A team of New York University researchers that includes Facebook AI Lab Director Yann LeCun recently published a paper explaining how they built a deep learning model capable of predicting the position of human limbs in images. That field of computer vision, called human pose estimation, doesn’t get as much attention as things like facial recognition or object recognition, but it’s actually quite difficult and potentially very important in fields such as human-computer interaction and computer animation.
Computers that can accurately identify the positions of people’s arms, legs, joints and general body alignment could lead to better gesture-based controls for interactive displays, more-accurate markerless (i.e., no sensors stuck to people’s bodies) motion-capture systems, and robots (or other computers) that can infer actions as well as identify objects. Even in situations where it’s difficult or impossible to see or distinguish a part of somebody’s body, or even an entire side, pose-estimation systems should be smart enough to predict how those limbs are positioned.
It’s no wonder why Facebook, which stores billions of images and videos and now owns the Oculus technology, would be interested in this field — if LeCun’s involvement in this recent research is indeed an indication of Facebook’s interest. Other companies such as Microsoft, Disney and Google certainly are.
Actually, the NYU research, which is dubbed MoDeep, isn’t the first attempt to apply deep learning to pose estimation. Two other NYU teams (here and here, all featuring some combination of researchers LeCun, Jonathan Tompson, Arjun Jain and/or Christoph Bregler) have published papers on it, and a team of Google researchers published a paper in December 2013 highlighting a system called DeepPose (not to be confused with Facebook’s DeepFace facial-recognition system). The featured image on this post is the result of DeepPose’s work on a set of sports images.
Google claimed state-of-the-art performance against a test dataset called FLIC (short for Frames Labeled In Cinema), and the recent NYU research claims to have significantly improved upon those results. All of the research has relied on convolutional neural networks, which are the deep learning technique of choice for computer vision tasks, and all of it took advantage of the algorithms’ ability to learn context from the entirety of an image (e.g., the position of someone’s eyes, ears and nose) rather than just predetermined features relating to the joints.

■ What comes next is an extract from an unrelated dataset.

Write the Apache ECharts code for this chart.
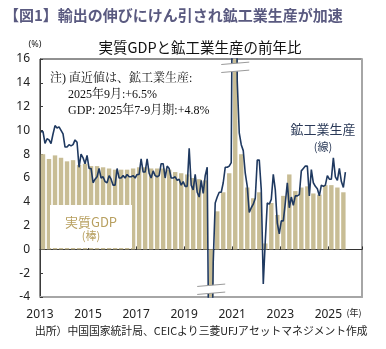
<!DOCTYPE html>
<html>
<head>
<meta charset="utf-8">
<script src="https://cdn.jsdelivr.net/npm/echarts@6/dist/echarts.min.js"></script>
<style>
html,body{margin:0;padding:0;background:#fff;}
#c{width:386px;height:349px;}
</style>
</head>
<body>
<div id="c"></div>
<script>
// Years on the axis (offset from 2013)
var startYear = 2013;
var yearLabels = ['2013','2015','2017','2019','2021','2023','2025'];
var yTicks = [-4,-2,0,2,4,6,8,10,12,14,16];

// Real GDP YoY (%), quarterly 2013Q1 - 2025Q3
var gdpQuarterly = [
  8.0,7.6,7.9,7.7,
  7.4,7.5,7.1,7.2,
  7.0,7.0,6.9,6.8,
  6.7,6.7,6.7,6.8,
  6.9,6.9,6.8,6.8,
  6.8,6.7,6.5,6.4,
  6.3,6.0,5.9,5.8,
  -6.8,3.2,4.8,6.4,
  18.3,8.0,5.2,4.3,
  4.8,0.5,3.9,2.9,
  4.5,6.3,4.9,5.2,
  5.3,4.7,4.6,5.4,
  5.4,5.2,4.8
];

// Industrial production YoY (%), monthly Jan 2013 - Sep 2025
var ipMonthly = [
  9.9,9.9,8.9,9.3,9.2,8.9,9.7,10.4,10.2,10.3,10.0,9.7,
  8.6,8.6,8.8,8.7,8.8,9.2,9.0,6.9,8.0,7.7,7.2,7.9,
  6.8,6.8,5.6,5.9,6.1,6.8,6.0,6.1,5.7,5.6,6.2,5.9,
  5.4,5.4,6.8,6.0,6.0,6.2,6.0,6.3,6.1,6.1,6.2,6.0,
  6.3,6.3,7.6,6.5,6.5,7.6,6.4,6.0,6.6,6.2,6.1,6.2,
  7.2,7.2,6.0,7.0,6.8,6.0,6.0,6.1,5.8,5.9,5.4,5.7,
  5.3,5.3,8.5,5.4,5.0,6.3,4.8,4.4,5.8,4.7,6.2,6.9,
  -13.5,-13.5,-1.1,3.9,4.4,4.8,4.8,5.6,6.9,6.9,7.0,7.3,
  35.1,35.1,14.1,9.8,8.8,8.3,6.4,5.3,3.1,3.5,3.8,4.3,
  7.5,7.5,5.0,-2.9,0.7,3.9,3.8,4.2,6.3,5.0,2.2,1.3,
  2.4,2.4,3.9,5.6,3.5,4.4,3.7,4.5,4.5,4.6,6.6,6.8,
  7.0,7.0,4.5,6.7,5.6,5.3,5.1,4.5,5.4,5.3,5.4,6.2,
  5.9,5.9,7.7,6.1,5.8,6.8,5.7,5.2,6.5
];

// Axis-break markers (quarter index, value where the break sits)
var breakQuarters = [32, 28];
var breakValues = [15.3, -3.35];

var gdpData = gdpQuarterly.map(function(v,i){ return [(i+0.5)/4, v]; });
var ipData = ipMonthly.map(function(v,i){ return [(i+0.5)/12, v]; });
var breakData = breakQuarters.map(function(q,i){ return [(q+0.5)/4, breakValues[i]]; });

var xMin = 0, xMax = 13.4;
function xLabel(v){
  var k = Math.round(v);
  if (Math.abs(v-k) > 1e-6 || k % 2 !== 0) return '';
  return yearLabels[k/2] || '';
}

var chart = echarts.init(document.getElementById('c'), null, {renderer:'canvas'});
var cjk = "'Noto Sans CJK JP', 'Noto Sans', sans-serif";
var serif = "'Liberation Serif', 'Noto Serif CJK JP', 'Noto Sans CJK JP', serif";

chart.setOption({
  animation:false,
  backgroundColor:'#fff',
  grid:{left:40, right:24, top:59, bottom:52, show:true, borderColor:'#222', borderWidth:1, backgroundColor:'transparent'},
  xAxis:[{
    type:'value', min:xMin, max:xMax, interval:2, position:'bottom',
    axisLine:{onZero:false, lineStyle:{color:'#a6a6a6', width:2}},
    axisTick:{show:false},
    splitLine:{show:false},
    axisLabel:{formatter:xLabel, color:'#222', fontSize:12, margin:12, fontFamily:"'Noto Sans', sans-serif", showMaxLabel:false}
  },{
    type:'value', min:xMin, max:xMax, interval:2, position:'top',
    axisLine:{onZero:true, lineStyle:{color:'#333', width:1}},
    axisTick:{show:true, length:3, inside:false, lineStyle:{color:'#333'}},
    axisLabel:{show:false},
    splitLine:{show:false}
  }],
  yAxis:[{
    type:'value', min:-4, max:16, interval:2, position:'left',
    axisLine:{show:true, onZero:false, lineStyle:{color:'#3a3a3a', width:1}},
    axisTick:{show:true, inside:true, length:3, lineStyle:{color:'#3a3a3a'}},
    splitLine:{show:false},
    axisLabel:{color:'#222', fontSize:12, margin:10, fontFamily:"'Noto Sans', sans-serif",
      formatter:function(v){ return yTicks.indexOf(v) >= 0 ? String(v) : ''; }}
  },{
    type:'value', min:-4, max:16, interval:2, position:'right',
    axisLine:{show:true, onZero:false, lineStyle:{color:'#a6a6a6', width:2}},
    axisTick:{show:false}, axisLabel:{show:false}, splitLine:{show:false}
  }],
  series:[{
    type:'bar', name:'実質GDP', xAxisIndex:0, yAxisIndex:0,
    data:gdpData, barWidth:4.4, itemStyle:{color:'#c8bd95'}, z:2
  },{
    type:'line', name:'鉱工業生産', xAxisIndex:0, yAxisIndex:0,
    data:ipData, showSymbol:false, symbol:'none',
    lineStyle:{color:'#1f3960', width:1.6}, z:3
  },{
    type:'custom', xAxisIndex:0, yAxisIndex:0, data:breakData, z:5, clip:false,
    renderItem:function(params, api){
      var c = api.coord([api.value(0), api.value(1)]);
      var hw = 14, hg = 4, sl = 1.2;
      var p1 = [c[0]-hw, c[1]-hg+sl], p2 = [c[0]+hw, c[1]-hg-sl];
      var p3 = [c[0]+hw, c[1]+hg-sl], p4 = [c[0]-hw, c[1]+hg+sl];
      return {type:'group', children:[
        {type:'polygon', shape:{points:[p1,p2,p3,p4]}, style:{fill:'#fff', stroke:null}},
        {type:'line', shape:{x1:p1[0],y1:p1[1],x2:p2[0],y2:p2[1]}, style:{stroke:'#9a9a9a', lineWidth:1}},
        {type:'line', shape:{x1:p4[0],y1:p4[1],x2:p3[0],y2:p3[1]}, style:{stroke:'#9a9a9a', lineWidth:1}}
      ]};
    }
  }],
  graphic:[
    {type:'text', x:4, y:15, z:100, style:{text:'【図1】輸出の伸びにけん引され鉱工業生産が加速', fill:'#5a5a80', font:"bold 15px 'Noto Sans CJK JP'", textVerticalAlign:'middle'}},
    {type:'text', x:200, y:47, z:100, style:{text:'実質GDPと鉱工業生産の前年比', fill:'#111', font:"14.5px 'Noto Sans CJK JP'", textAlign:'center', textVerticalAlign:'middle'}},
    {type:'text', x:35, y:44, z:100, style:{text:'(%)', fill:'#222', font:"9px 'Noto Sans'", textAlign:'center', textVerticalAlign:'middle'}},
    {type:'text', x:50, y:79, z:100, style:{text:'注) 直近値は、鉱工業生産:', fill:'#111', font:"12px " + serif, textVerticalAlign:'middle'}},
    {type:'text', x:68, y:94.5, z:100, style:{text:'2025年9月:+6.5%', fill:'#111', font:"12px " + serif, textVerticalAlign:'middle'}},
    {type:'text', x:68, y:111, z:100, style:{text:'GDP: 2025年7-9月期:+4.8%', fill:'#111', font:"12px " + serif, textVerticalAlign:'middle'}},
    {type:'text', x:323, y:129, z:100, style:{text:'鉱工業生産', fill:'#2b3a58', font:"13px 'Noto Sans CJK JP'", textAlign:'center', textVerticalAlign:'middle'}},
    {type:'text', x:323, y:147, z:100, style:{text:'(線)', fill:'#2b3a58', font:"11px 'Noto Sans CJK JP'", textAlign:'center', textVerticalAlign:'middle'}},
    {type:'rect', shape:{x:50, y:205, width:82, height:43}, z:100, style:{fill:'#fff'}},
    {type:'text', x:91, y:222, z:101, style:{text:'実質GDP', fill:'#b8a060', font:"13px 'Noto Sans CJK JP'", textAlign:'center', textVerticalAlign:'middle'}},
    {type:'text', x:91, y:236, z:101, style:{text:'(棒)', fill:'#b8a060', font:"11px 'Noto Sans CJK JP'", textAlign:'center', textVerticalAlign:'middle'}},
    {type:'text', x:354, y:313, z:100, style:{text:'(年)', fill:'#222', font:"9px 'Noto Sans CJK JP'", textAlign:'center', textVerticalAlign:'middle'}},
    {type:'text', x:35, y:331, z:100, style:{text:'出所）中国国家統計局、CEICより三菱UFJアセットマネジメント作成', fill:'#222', font:"10.8px 'Noto Sans CJK JP'", textVerticalAlign:'middle'}}
  ]
});
</script>
</body>
</html>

The most-recent research out of NYU, however, used a slightly different architecture for its network and also created a new training dataset that includes information about the motion of the joints in the images (thus the MoDeep moniker). Essentially, they took the FLIC images, paired them with neighboring frames from the associated movies, and averaged the images to calculate the flow of body parts between them.
Pose-estimation, it seems, is the natural next step after proving the accuracy of deep learning for object recognition — a task that it has come to dominate over the past few years. Whereas object recognition is more holistic (i.e., what is that object), pose estimation is more local (i.e., what is the position of the elbow joint on that object). Aside from computer vision, deep learning has also proven especially adept at things such as speech recognition, machine listening and natural language processing.